ועל דבר זה צוה הקב"ה בתורה 'וזכרת כי עבד היית' כלומר כאילו אתה בעצמך היית עבד ויצאת לחירות ונפדית.

(ז) לפיכך כשסועד אדם בלילה הזה צריך לאכול ולשתות והוא מיסב דרך חירות.

(ח) אפילו עני שבישראל לא יאכל עד שיסב...

(6) In each and every generation, a person must present himself as if he, himself, has now left the slavery of Egypt, as [Deuteronomy 6:23] states: "He took us out from there."

Regarding this manner, God commanded in the Torah: "Remember that you were a slave [Deuteronomy 5:15]" - i.e., as if you, yourself, were a slave and went out to freedom and were redeemed.

(7)Therefore, when a person feasts on this night, he must eat and drink while he is reclining in the manner of free men...

(8) Even one of Israel's poor should not eat until he [can] recline.

7ז

עולת ראיה / חלק ב / הגדה של פסח

בכל דור ודור חיב אדם לראות את עצמו כאילו הוא יצא ממצרים. בכח הזרע הנטוי', להוציא אל הפועל את רוממות המעלה מעט מעט בכל דור ודור, חיב כל אחד להשלים, להשיג ולהרגיש את חלקו בשלמות המעלה, השייך לערכו ולדורו, המגיע לו מיציאת מצרים.

Olat Ra'ayah/ Part II / Haggadah

"In every generation, a person…"

Through the strength of the 'outstretched arm' to make manifest the elevation (romemut) little-by-little in every generation, we are each obligated to complete, to perceive, to sense our portion (chelek) in the higher perfection which is unique and appropriate to that time and value (sourced in the original leaving of Egypt)

8 ח

Escaping the 'Terror of History'

"In our day, when historical pressure no longer allows any escape, how can man tolerate the catastrophes and horrors of history—from collective deportations and massacres to atomic bombings—if beyond them he can glimpse no sign, no transhistorical meaning; if they are only the blind play of economic, social, or political forces, or, even worse, only the result of the 'liberties' that a minority takes and exercises directly on the stage of universal history?

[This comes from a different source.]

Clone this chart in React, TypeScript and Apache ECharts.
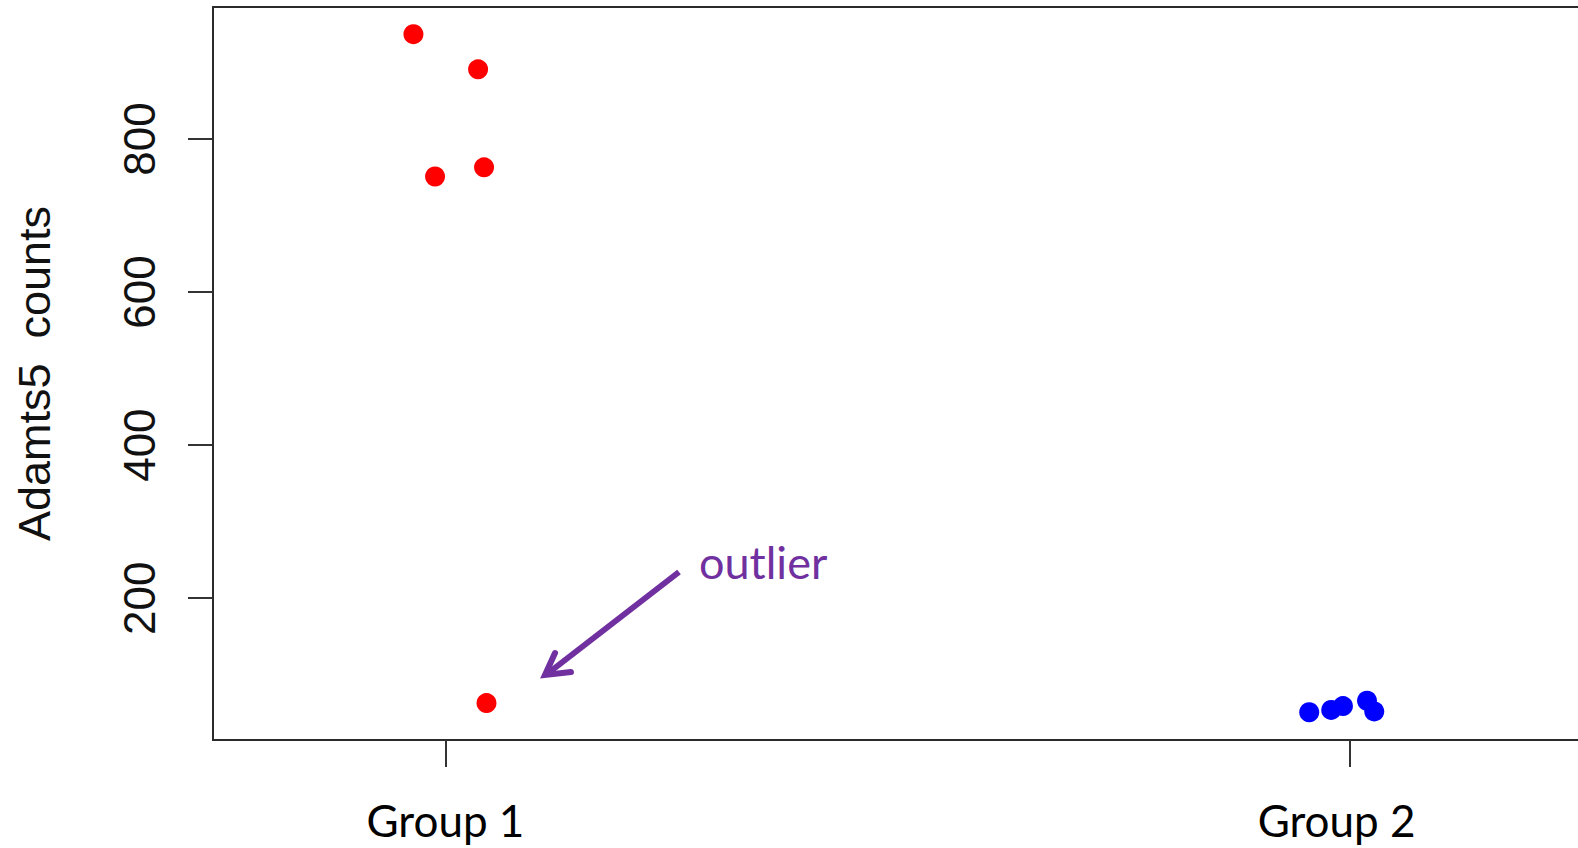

"We know how, in the past, humanity has been able to endure the sufferings we have enumerated: they were regarded as a punishment inflicted by God, the syndrome of the decline of the 'age,' and so on. And it was possible to accept them precisely because they had a metahistorical meaning [...] Every war rehearsed the struggle between good and evil, every fresh social injustice was identified with the sufferings of the Saviour (or, for example, in the pre-Christian world, with the passion of a divine messenger or vegetation god), each new massacre repeated the glorious end of the martyrs. [...] By virtue of this view, tens of millions of men were able, for century after century, to endure great historical pressures without despairing, without committing suicide or falling into that spiritual aridity that always brings with it a relativistic or nihilistic view of history"

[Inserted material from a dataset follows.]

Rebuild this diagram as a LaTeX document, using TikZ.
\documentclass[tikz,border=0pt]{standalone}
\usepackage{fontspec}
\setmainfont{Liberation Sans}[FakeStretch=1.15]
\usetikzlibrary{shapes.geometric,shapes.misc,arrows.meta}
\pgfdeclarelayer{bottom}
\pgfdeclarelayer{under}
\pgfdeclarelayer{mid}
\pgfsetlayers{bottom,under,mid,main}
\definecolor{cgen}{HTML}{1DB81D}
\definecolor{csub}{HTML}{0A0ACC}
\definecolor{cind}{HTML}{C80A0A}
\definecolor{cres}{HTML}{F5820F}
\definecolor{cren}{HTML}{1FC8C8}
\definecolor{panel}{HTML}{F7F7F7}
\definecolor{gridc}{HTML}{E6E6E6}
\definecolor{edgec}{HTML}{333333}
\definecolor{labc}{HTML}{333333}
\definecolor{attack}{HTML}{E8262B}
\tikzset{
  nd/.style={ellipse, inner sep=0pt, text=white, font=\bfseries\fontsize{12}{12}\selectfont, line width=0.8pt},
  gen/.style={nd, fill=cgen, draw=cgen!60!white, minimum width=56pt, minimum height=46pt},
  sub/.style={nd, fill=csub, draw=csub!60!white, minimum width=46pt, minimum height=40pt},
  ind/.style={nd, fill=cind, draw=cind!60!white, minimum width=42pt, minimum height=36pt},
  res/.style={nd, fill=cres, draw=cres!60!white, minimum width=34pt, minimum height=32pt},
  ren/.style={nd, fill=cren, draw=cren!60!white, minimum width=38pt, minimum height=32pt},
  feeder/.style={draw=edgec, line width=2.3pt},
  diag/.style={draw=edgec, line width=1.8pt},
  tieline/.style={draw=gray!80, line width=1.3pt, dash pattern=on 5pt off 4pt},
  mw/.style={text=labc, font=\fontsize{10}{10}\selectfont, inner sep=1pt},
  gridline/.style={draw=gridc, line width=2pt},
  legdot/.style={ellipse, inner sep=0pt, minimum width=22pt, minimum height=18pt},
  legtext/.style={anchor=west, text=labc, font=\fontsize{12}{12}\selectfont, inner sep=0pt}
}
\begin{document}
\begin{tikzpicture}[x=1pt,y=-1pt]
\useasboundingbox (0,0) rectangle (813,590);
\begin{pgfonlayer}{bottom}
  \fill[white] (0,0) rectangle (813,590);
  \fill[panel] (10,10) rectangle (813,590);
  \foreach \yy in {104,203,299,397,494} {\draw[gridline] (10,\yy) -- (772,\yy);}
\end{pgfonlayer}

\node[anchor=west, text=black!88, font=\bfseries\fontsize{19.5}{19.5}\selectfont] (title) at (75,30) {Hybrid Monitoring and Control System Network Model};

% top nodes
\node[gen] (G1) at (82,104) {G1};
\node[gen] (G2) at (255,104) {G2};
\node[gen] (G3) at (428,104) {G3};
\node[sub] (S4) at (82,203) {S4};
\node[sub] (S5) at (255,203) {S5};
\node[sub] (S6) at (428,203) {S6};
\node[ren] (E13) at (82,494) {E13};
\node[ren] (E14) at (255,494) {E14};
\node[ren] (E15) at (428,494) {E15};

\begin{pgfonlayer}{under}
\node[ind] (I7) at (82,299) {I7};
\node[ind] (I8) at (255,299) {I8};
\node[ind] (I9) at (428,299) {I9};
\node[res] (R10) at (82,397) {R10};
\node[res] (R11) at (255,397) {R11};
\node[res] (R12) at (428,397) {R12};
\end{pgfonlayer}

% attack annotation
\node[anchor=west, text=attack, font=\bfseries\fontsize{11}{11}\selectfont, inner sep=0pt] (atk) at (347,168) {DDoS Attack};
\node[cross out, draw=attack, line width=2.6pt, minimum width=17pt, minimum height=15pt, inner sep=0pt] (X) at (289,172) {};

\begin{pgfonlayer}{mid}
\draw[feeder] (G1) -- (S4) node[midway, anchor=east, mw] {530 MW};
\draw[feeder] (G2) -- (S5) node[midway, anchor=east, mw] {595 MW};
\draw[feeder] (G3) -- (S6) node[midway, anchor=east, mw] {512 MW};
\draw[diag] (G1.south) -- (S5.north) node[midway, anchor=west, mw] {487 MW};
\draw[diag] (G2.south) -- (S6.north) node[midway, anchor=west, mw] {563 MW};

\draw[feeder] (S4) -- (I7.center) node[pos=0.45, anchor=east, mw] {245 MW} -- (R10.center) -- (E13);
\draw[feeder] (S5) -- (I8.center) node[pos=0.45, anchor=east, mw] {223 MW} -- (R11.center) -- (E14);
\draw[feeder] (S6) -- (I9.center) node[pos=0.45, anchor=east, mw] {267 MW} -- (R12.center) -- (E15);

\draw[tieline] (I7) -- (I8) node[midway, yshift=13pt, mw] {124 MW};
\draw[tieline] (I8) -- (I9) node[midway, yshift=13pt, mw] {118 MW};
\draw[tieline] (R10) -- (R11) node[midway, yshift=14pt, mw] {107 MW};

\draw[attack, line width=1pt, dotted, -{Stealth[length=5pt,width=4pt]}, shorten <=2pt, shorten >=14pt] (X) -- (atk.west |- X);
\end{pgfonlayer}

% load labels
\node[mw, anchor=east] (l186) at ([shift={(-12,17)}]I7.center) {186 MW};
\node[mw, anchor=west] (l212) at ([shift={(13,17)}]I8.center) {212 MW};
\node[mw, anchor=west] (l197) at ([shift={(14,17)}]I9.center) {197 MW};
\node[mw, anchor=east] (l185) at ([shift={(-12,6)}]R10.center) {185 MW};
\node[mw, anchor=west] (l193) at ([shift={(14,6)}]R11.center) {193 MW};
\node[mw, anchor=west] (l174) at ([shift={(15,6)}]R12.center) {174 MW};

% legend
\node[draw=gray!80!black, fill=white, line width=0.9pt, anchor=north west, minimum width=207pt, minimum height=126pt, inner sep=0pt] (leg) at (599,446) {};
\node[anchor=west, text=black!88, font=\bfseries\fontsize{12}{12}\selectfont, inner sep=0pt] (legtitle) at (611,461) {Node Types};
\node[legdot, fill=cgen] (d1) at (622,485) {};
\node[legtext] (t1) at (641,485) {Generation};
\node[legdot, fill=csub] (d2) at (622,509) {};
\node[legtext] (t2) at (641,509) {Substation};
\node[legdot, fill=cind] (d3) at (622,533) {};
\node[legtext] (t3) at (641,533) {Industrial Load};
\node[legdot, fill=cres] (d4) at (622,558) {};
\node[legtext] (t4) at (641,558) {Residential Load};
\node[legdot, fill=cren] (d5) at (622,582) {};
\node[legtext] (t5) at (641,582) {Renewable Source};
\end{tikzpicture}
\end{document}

The Terror of the 'Eternal Return'

"In certain highly evolved societies, the intellectual élites progressively detach themselves from the patterns of traditional religion. The periodical resanctification of cosmic time then proves useless and without meaning. [...] But repetition emptied of its religious content necessarily leads to a pessimistic vision of existence. When it is no longer a vehicle for reintegrating a primordial situation [...] that is, when it is desacralized, cyclic time becomes terrifying; it is seen as a circle forever turning on itself, repeating itself to infinity."

9 ט

Ritual, Myth, and Eternal Return: Mircea Eliade

Ritual, Storytelling and Sacred Time

"In imitating the exemplary acts of a god or of a mythic hero, or simply by recounting their adventures, the man of an archaic society detaches himself from profane time and magically re-enters the Great Time, the sacred time."

10 י

Table Discussion:

1. Is it hard to feel that you really left Mitzrayim? Is it easy?

2. Is it hard to feel as if you too left Mitzrayim? Is it easy?

3. In what ways are you leaving Mitzrayim this year?

4. Is the k'ilu/as if a quality that permeates other religious moments?